Sevierville — The parents of the three young eaglets you might have seen on the American Eagle Foundation nest cam in Sevierville are wowing conservationists.

The American Eagle Foundation rehabilitated and released the birds years apart from each other, and to their surprise, the eagles found each other in the wild and returned to Sevierville to lay their nest.

Al Cecere, the founder of the American Eagle Foundation, says they named the birds Lady Independence and Sir Hatcher II, who is Lady Independence's second mate.

A few years after they released Lady Independence into the wild in 2008, she returned to Sevierville with a wild eagle that they named Sir Hatcher I. Cecere says bald eagles usually mate for life, and the pair returned every fall for six years to build their nest.

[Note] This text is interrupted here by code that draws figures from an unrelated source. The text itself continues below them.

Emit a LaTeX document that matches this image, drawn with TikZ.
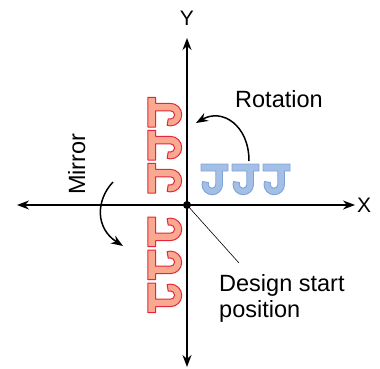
\documentclass[tikz,border=0pt]{standalone}
\usepackage{fontspec}
\setmainfont{Liberation Sans}
\usetikzlibrary{arrows.meta}
\definecolor{jbluefill}{HTML}{A3BFE6}
\definecolor{jblueline}{HTML}{7FA3D6}
\definecolor{jredfill}{HTML}{F9A98F}
\definecolor{jredline}{HTML}{E8253A}
\newcommand{\Jglyph}{(0,31) -- (27,31) -- (27,24) -- (21.5,24) -- (21.5,10.5) arc[start angle=0,end angle=-180,radius=10.25] -- (1.5,13.5) -- (7.5,12.5) -- (7.25,10.5) arc[start angle=180,end angle=360,radius=3.75] -- (14.75,24) -- (0,24) -- cycle}
\tikzset{
  axisline/.style={line width=1.5pt, {Stealth[length=12pt,width=9pt]}-{Stealth[length=12pt,width=9pt]}},
  bendarrow/.style={line width=1.5pt, -{Stealth[length=12pt,width=9pt]}},
  lbl/.style={font=\fontsize{23.5}{27}\selectfont, inner sep=0pt},
  bluej/.style={fill=jbluefill, draw=jblueline, line width=0.9pt, line join=round},
  redj/.style={fill=jredfill, draw=jredline, line width=1pt, line join=round},
  pics/jblue/.style={code={\path[bluej] \Jglyph;}},
  pics/jred/.style={code={\path[redj, rotate=90, xscale=1.1, yscale=1.1] \Jglyph;}}
}
\begin{document}
\begin{tikzpicture}[x=1pt,y=1pt]
\useasboundingbox (0,0) rectangle (380,-369);
% coordinates
\coordinate (o) at (187,-205);
\coordinate (xl) at (17,-205);
\coordinate (xr) at (355,-205);
\coordinate (yt) at (187,-38);
\coordinate (yb) at (187,-367);
% blue J's
\pic at (201,-195) {jblue};
\pic at (232,-195) {jblue};
\pic at (263,-195) {jblue};
% rotated red J's
\pic at (182,-127) {jred};
\pic at (182,-160) {jred};
\pic at (182,-193) {jred};
% mirrored red J's
\pic[yscale=-1] at (182,-217) {jred};
\pic[yscale=-1] at (182,-250) {jred};
\pic[yscale=-1] at (182,-283) {jred};
% axes
\draw[axisline] (xl) -- (xr);
\draw[axisline] (yt) -- (yb);
\fill (o) circle[radius=4];
\node[lbl, font=\fontsize{21}{24}\selectfont] (ylab) at (187,-18) {Y};
\node[lbl, font=\fontsize{21}{24}\selectfont] (xlab) at (364,-205) {X};
% labels
\node[lbl, anchor=base west] (rot) at (235,-107) {Rotation};
\node[lbl, anchor=base west, rotate=90] (mir) at (85,-195) {Mirror};
\node[lbl, anchor=base west] (design) at (219,-291) {Design start};
\node[lbl, anchor=base west] (posn) at (219,-317) {position};
% rotation arrow
\coordinate (rs) at (249,-161);
\coordinate (re) at (196,-123);
\draw[bendarrow] (rs) .. controls (249,-125) and (222,-108) .. (re);
% mirror arrow
\coordinate (ms) at (113,-182);
\coordinate (me) at (123,-246);
\draw[bendarrow] (ms) .. controls (96,-200) and (95,-228) .. (me);
% leader
\coordinate (lead) at (239,-263);
\draw[line width=0.6pt] (o) -- (lead);
\end{tikzpicture}
\end{document}
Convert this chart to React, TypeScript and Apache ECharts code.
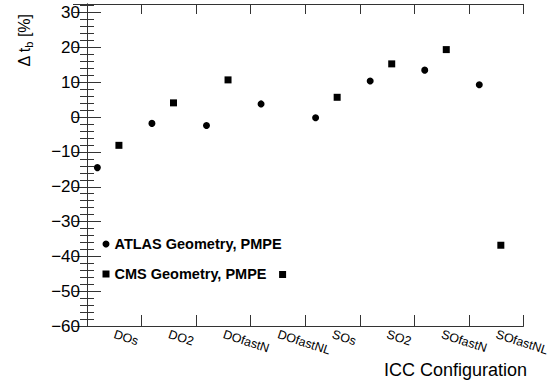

WATCH: Bald eagle pair moves, leaving nest cam behind

So, when a local photographer called Cecere in the fall to say he spotted an ID band on both birds, Cecere says he was shocked.

"We just assumed she had returned with her previous mate that she had been together with for years. It wasn't until a local photographer was photographing them on the river near the nest, and he noticed the band on the leg and contacted me. I said, 'no way. There can’t be two birds together that are banded that found each other in Sevierville,'" Cecere said.

"We had to take many pictures before we could piece together what number was on the band, and then when we finally could and realized it was one that we released out of a wild nest and sent to rehab and released from the same place as Lady Independence, that was amazing. To me, that hit me in a very powerful way. Wow, how did that happen?"

Cecere says they have no way of knowing what happened to Sir Hatcher I since he was a wild bird, but says this new pairing is a successful testament to the rehabilitation they do at the American Eagle Foundation.